## Work to complete
Begin with the first line of the material and copy each line word for word through the line that contains "minimum width=104pt, minimum"; the pictures are left out.

***** Material provided

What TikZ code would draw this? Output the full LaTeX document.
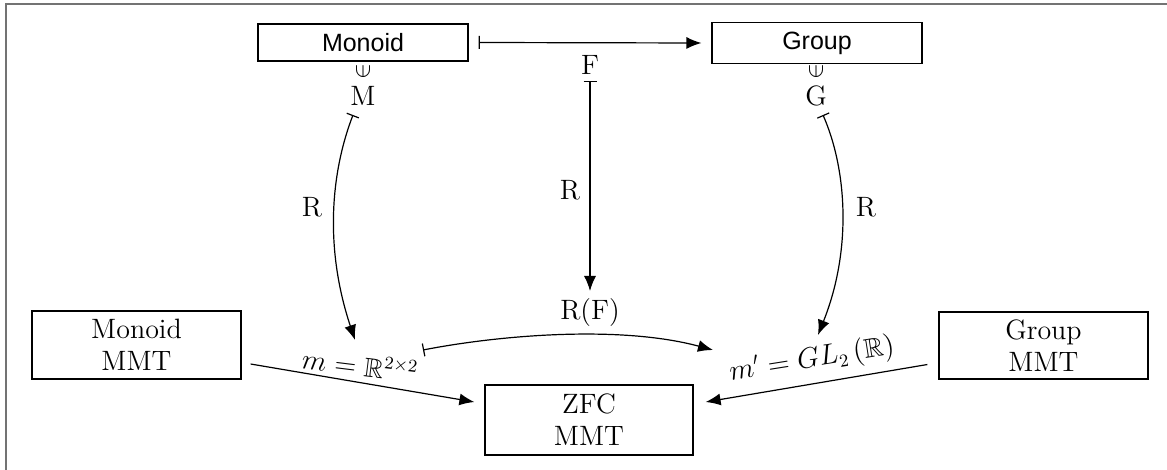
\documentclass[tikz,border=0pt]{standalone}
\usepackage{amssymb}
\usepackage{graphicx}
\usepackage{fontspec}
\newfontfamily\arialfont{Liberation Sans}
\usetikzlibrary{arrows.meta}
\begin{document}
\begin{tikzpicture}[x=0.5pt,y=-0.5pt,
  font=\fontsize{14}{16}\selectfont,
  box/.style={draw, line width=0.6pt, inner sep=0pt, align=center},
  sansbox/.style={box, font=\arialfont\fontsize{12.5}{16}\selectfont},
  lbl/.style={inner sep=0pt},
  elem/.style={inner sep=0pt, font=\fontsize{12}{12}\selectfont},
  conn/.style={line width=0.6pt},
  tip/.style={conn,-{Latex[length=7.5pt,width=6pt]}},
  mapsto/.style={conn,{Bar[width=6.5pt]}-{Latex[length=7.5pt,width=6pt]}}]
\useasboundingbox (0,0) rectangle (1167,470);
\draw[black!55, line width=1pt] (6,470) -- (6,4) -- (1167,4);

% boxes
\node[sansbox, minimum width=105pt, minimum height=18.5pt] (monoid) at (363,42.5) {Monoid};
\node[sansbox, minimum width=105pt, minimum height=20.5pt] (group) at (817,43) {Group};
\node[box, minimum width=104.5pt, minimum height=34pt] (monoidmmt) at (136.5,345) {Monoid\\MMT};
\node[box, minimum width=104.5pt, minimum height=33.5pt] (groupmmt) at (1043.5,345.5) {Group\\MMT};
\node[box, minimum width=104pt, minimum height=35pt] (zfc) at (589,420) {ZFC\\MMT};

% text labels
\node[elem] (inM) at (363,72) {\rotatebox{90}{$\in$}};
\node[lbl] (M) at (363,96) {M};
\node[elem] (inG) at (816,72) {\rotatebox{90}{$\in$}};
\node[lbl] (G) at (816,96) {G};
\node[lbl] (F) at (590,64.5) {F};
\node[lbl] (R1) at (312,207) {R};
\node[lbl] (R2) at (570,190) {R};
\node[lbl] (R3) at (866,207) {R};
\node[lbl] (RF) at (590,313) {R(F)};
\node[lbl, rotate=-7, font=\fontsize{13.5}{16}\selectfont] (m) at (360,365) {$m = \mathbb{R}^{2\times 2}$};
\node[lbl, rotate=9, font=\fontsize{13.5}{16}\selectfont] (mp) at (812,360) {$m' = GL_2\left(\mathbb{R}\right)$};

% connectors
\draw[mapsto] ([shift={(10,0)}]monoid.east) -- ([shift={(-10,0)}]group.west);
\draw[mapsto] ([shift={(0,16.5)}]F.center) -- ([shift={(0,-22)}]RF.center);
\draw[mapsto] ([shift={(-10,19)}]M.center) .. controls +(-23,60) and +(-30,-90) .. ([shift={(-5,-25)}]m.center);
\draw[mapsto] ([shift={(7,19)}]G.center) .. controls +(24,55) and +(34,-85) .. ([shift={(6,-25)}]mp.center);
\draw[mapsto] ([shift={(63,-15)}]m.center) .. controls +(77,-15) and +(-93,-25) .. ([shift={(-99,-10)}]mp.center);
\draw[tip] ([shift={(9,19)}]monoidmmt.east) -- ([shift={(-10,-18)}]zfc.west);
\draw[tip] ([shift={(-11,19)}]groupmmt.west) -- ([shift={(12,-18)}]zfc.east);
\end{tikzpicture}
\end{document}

**********

## Exercise output
What TikZ code would draw this? Output the full LaTeX document.
\documentclass[tikz,border=0pt]{standalone}
\usepackage{amssymb}
\usepackage{graphicx}
\usepackage{fontspec}
\newfontfamily\arialfont{Liberation Sans}
\usetikzlibrary{arrows.meta}
\begin{document}
\begin{tikzpicture}[x=0.5pt,y=-0.5pt,
  font=\fontsize{14}{16}\selectfont,
  box/.style={draw, line width=0.6pt, inner sep=0pt, align=center},
  sansbox/.style={box, font=\arialfont\fontsize{12.5}{16}\selectfont},
  lbl/.style={inner sep=0pt},
  elem/.style={inner sep=0pt, font=\fontsize{12}{12}\selectfont},
  conn/.style={line width=0.6pt},
  tip/.style={conn,-{Latex[length=7.5pt,width=6pt]}},
  mapsto/.style={conn,{Bar[width=6.5pt]}-{Latex[length=7.5pt,width=6pt]}}]
\useasboundingbox (0,0) rectangle (1167,470);
\draw[black!55, line width=1pt] (6,470) -- (6,4) -- (1167,4);

% boxes
\node[sansbox, minimum width=105pt, minimum height=18.5pt] (monoid) at (363,42.5) {Monoid};
\node[sansbox, minimum width=105pt, minimum height=20.5pt] (group) at (817,43) {Group};
\node[box, minimum width=104.5pt, minimum height=34pt] (monoidmmt) at (136.5,345) {Monoid\\MMT};
\node[box, minimum width=104.5pt, minimum height=33.5pt] (groupmmt) at (1043.5,345.5) {Group\\MMT};
\node[box, minimum width=104pt, minimum height=35pt] (zfc) at (589,420) {ZFC\\MMT};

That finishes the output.